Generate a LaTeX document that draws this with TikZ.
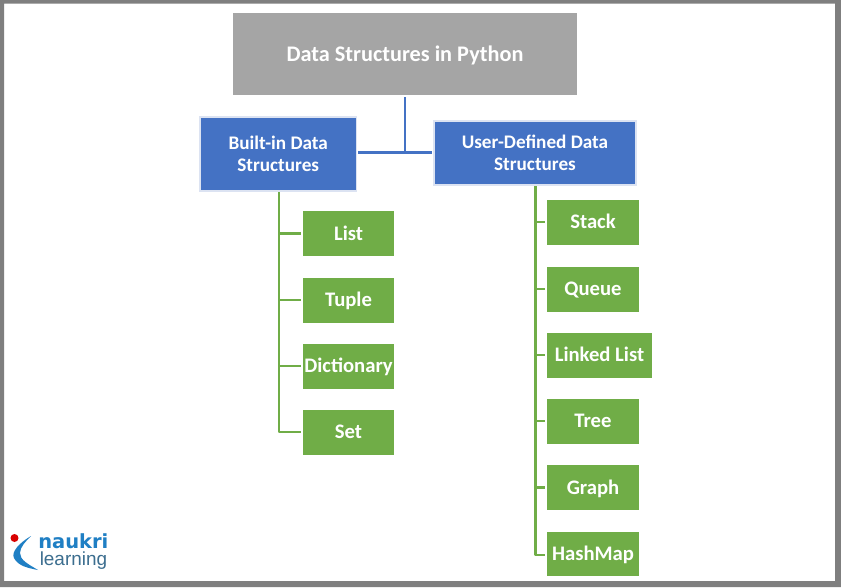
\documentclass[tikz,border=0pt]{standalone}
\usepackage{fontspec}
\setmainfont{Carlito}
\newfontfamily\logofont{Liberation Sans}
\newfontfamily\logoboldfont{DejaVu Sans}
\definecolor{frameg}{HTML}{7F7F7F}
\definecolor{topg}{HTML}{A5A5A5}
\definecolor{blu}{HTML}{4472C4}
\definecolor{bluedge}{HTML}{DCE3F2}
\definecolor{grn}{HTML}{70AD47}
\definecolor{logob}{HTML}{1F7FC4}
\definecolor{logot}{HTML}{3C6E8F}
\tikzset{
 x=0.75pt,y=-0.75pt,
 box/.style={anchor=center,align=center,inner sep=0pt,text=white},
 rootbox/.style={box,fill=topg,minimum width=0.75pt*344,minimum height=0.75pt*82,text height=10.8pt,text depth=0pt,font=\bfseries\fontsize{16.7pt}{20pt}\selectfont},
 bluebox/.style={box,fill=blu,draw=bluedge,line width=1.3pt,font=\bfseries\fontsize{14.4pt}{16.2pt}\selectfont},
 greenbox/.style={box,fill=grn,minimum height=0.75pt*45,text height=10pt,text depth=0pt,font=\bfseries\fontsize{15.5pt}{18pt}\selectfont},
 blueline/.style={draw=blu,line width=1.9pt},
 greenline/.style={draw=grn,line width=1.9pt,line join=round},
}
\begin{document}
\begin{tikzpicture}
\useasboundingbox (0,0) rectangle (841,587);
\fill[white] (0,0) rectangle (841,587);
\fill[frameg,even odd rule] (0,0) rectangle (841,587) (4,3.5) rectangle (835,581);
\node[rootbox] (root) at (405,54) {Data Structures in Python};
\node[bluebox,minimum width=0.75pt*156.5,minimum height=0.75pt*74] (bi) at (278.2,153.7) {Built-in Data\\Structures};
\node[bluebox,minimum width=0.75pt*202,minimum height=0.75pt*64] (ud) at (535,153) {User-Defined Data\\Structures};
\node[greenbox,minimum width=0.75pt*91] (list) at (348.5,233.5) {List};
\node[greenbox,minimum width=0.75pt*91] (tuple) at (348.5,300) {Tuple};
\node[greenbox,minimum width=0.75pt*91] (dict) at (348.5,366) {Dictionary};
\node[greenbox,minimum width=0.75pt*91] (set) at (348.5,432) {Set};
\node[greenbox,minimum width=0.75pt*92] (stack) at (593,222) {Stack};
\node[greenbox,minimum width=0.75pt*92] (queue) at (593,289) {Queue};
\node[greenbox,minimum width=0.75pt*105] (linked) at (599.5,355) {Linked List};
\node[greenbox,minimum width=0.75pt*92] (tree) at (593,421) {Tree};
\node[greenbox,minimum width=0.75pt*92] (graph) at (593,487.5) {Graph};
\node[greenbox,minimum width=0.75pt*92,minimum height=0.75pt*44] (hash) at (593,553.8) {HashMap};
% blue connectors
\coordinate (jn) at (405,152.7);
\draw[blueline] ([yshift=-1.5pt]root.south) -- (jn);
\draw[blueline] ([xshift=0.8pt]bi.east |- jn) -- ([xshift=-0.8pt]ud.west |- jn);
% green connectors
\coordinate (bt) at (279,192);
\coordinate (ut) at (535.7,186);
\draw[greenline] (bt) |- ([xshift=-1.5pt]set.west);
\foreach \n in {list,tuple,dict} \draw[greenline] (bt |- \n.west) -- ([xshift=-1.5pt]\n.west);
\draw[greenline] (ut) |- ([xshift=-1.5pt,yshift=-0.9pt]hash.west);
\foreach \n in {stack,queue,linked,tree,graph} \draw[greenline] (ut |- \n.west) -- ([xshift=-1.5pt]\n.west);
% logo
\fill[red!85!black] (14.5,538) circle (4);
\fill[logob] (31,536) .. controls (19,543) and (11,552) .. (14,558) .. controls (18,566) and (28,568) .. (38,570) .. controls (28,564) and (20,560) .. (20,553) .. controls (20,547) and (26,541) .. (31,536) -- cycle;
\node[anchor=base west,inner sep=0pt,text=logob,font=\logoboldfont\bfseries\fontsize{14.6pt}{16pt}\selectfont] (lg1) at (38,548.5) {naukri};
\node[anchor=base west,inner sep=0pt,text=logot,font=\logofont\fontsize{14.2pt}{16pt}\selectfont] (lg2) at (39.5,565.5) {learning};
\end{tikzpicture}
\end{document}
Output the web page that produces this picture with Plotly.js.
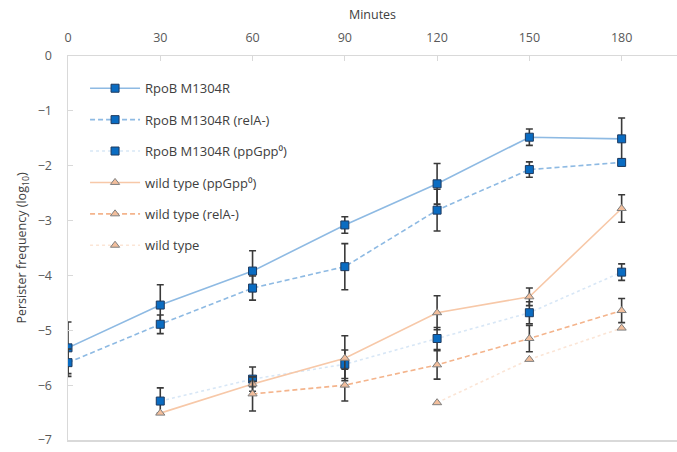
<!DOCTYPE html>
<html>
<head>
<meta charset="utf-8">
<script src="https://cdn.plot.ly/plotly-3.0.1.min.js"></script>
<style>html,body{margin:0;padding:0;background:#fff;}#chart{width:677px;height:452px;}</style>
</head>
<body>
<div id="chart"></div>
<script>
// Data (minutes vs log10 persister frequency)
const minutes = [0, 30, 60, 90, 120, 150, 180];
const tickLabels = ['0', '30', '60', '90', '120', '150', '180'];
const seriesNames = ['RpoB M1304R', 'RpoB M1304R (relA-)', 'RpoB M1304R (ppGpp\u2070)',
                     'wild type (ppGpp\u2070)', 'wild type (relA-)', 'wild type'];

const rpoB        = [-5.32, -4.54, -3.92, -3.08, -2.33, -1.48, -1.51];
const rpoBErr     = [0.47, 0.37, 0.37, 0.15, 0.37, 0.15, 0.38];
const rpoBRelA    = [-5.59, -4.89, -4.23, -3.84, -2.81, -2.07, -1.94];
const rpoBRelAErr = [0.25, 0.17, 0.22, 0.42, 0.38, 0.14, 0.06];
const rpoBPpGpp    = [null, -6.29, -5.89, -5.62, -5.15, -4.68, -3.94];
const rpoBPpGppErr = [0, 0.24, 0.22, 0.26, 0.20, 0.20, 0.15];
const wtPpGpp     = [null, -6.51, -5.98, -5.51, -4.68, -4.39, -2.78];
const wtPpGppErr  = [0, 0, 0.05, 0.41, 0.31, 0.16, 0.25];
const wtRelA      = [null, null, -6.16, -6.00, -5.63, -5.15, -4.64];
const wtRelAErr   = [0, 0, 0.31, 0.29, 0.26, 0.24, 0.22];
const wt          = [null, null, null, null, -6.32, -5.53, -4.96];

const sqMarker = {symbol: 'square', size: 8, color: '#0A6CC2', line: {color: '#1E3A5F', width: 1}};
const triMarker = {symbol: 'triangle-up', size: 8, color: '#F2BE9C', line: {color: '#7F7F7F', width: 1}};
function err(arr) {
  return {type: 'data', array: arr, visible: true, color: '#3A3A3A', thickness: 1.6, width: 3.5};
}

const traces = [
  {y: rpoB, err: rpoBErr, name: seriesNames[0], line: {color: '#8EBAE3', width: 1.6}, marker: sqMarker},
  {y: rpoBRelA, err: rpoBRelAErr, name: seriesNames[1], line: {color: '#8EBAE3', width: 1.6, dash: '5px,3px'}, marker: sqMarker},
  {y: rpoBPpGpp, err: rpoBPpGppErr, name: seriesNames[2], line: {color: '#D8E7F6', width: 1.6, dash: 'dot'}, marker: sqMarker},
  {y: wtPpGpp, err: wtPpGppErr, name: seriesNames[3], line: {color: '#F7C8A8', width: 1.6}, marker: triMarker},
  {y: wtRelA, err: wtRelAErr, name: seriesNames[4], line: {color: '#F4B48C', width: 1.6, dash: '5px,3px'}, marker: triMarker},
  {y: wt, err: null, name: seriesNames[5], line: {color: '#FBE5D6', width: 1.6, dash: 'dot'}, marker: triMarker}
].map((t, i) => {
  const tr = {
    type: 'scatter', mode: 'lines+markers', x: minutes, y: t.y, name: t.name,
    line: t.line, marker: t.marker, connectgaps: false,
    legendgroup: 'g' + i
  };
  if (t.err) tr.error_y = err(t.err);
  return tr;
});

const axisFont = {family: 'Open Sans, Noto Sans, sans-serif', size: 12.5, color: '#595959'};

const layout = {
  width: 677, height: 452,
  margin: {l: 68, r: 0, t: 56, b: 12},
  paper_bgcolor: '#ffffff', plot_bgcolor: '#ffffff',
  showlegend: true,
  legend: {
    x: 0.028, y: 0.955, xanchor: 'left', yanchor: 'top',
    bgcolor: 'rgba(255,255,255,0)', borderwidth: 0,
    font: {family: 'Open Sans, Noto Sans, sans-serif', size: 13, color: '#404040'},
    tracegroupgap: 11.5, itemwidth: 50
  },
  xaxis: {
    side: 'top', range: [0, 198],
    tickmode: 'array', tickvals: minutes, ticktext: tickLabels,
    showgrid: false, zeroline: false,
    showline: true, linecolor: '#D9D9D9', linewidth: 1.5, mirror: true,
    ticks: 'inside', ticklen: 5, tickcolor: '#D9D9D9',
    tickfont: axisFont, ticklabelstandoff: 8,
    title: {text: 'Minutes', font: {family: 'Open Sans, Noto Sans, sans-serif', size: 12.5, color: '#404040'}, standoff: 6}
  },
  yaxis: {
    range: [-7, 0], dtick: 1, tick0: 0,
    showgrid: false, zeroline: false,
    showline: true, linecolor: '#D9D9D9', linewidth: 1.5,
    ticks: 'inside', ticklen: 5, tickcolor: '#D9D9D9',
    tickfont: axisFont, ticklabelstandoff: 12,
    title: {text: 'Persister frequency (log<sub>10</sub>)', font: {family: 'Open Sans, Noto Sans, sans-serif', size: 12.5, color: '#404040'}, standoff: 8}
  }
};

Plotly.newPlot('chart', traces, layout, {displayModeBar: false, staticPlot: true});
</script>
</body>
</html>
··········
Give nothing but the count of lines in the listing above that hold the string "with".

_Solution_
2